A hero with exquisite balance

Mandela revolutionized South Africa without destroying it.

MANDELA: THE AUTHORIZED BIOGRAPHY by Anthony Sampson Alfred A. Knopf 688 pp.,$30

The world hungers for heroes like Nelson Mandela. South Africa's transition from apartheid to majority rule unfolded at a time when there was no shortage of "big stories" on the world's screen: the fall of the Berlin Wall, Czechoslovakia's Velvet Revolution, and Boris Yeltsin's heroism in facing down the antigovernment coup in Moscow.

But even in these extraordinary times, the first president of a multiracial South Africa towers above his peers on the world stage. He was - and is - no saint, but an authentic hero. That he was able, as this excellent new biography makes clear, to save his country from political chaos is one of the great moral and political achievements of our time.
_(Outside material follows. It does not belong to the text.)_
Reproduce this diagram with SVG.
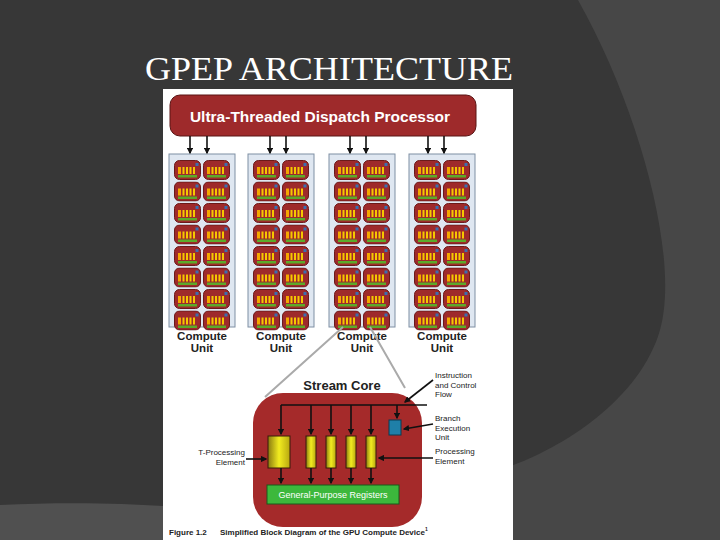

His life is also a study in leadership. As his experience illustrates, that intangible but unmistakable quality includes instincts and upbringing, as well as the outward gestures that we presumably all could teach ourselves to make, if we only thought of it.

In Mandela's case, these include everything from his attention to his physical presence and his clothes to his willingness to invest time and intellectual energy in learning the Afrikaans language and reading its literature, the better to understand his adversaries.

Mandela is a great-grandson of Ngubengcuka, the great king of the Tembu people, who ruled before the British imposed their power on Tembuland, the southern part of the Transkei. This regal background may explain why he and Queen Elizabeth of England seem to relate so well to each other, royal to royal, as it were. (Margaret Thatcher proved a notably pricklier character, however.) Like many mission-educated children of his era, he acquired an imperial British first name at the start of his schooling. Yes, he really was named for Lord Nelson, hero of the Battle of Trafalgar.

His equivalent of a log-cabin childhood was among the huts of Qunu in the Transkei. As Sampson notes, "The security and simplicity of his rural upbringing played a crucial part in forming his political confidence."

But his capacity for heroic political leadership was also enlarged and refined during his 27 years in prison, as Sampson explains.

"In the microcosm of prison, stripped of all political trappings - platforms, megaphones, newspapers, crowds, well-tailored suits - and confined with his colleagues every day, he was able, as he put it, to stand back from himself, to see himself as others saw him. He learned to control his temper and strong will, to empathize and persuade, and to extend his influences and authority, not just over the other prisoners, but over the warders."

That he had the character to emerge not embittered but transformed by his ordeal will prove one of the great notes of human history. He quite literally, and profoundly, "led captivity captive," to borrow the Psalmist's phrase.

Mandela's first stay on Robben Island was for only a few weeks, but it was, Sampson writes, "long enough to make his mark, and to establish the principle he was to follow throughout his prison years: that the behavior of the warders was determined by a prisoner's attitude to them. He would often recall his first encounter with one of the Kleynhans brothers, who shouted, 'Here I am your boss!' and told him and the other three prisoners to jog to the cells, as if they were cattle. Mandela insisted on walking in front, deliberately slowing the pace, while Kleynhans yelled, 'We will kill you!'"

When it was first handed down, his life sentence came as a relief: He had been braced for hanging on a charge of sabotage for his part in the African National Congress's armed struggle against apartheid.

The armed struggle was largely symbolic, and rather amateurish to boot, as we read. The ANC's collective expertise in explosives was limited. More to the point, Mandela didn't want to unleash the kind of violence in his country that had characterized the Algerian struggle for independence, for instance.

The ANC, however, felt it had to maintain the threat of violence to keep the white regime's minds focused on the struggle - even though renouncing violence would have made Mandela a free man.

Sampson, a British journalist and the author of nearly 20 books, has known Mandela since before the latter's imprisonment.

Despite the phrase "authorized biography" in the title, this book has an edge. Sampson details Mandela's often strained family relationships compassionately but candidly. Discussing Mandela's second wife, Winnie, he acknowledges the special difficulties she had to endure while her famous husband was in prison, but doesn't shrink from the issues of her complicity in the murder of young Stompie Seipei by her bodyguards.

The more serious issues Sampson discusses are whether this universal hero would actually be able to reconnect with a country that had grown up without him, and whether he would be able to control the violence that threatened to plunge South Africa into all-out civil war after all.

The answer on both counts was yes - much to the good fortune of his country and the world.

*Ruth Walker is the Monitor's correspondent in Toronto.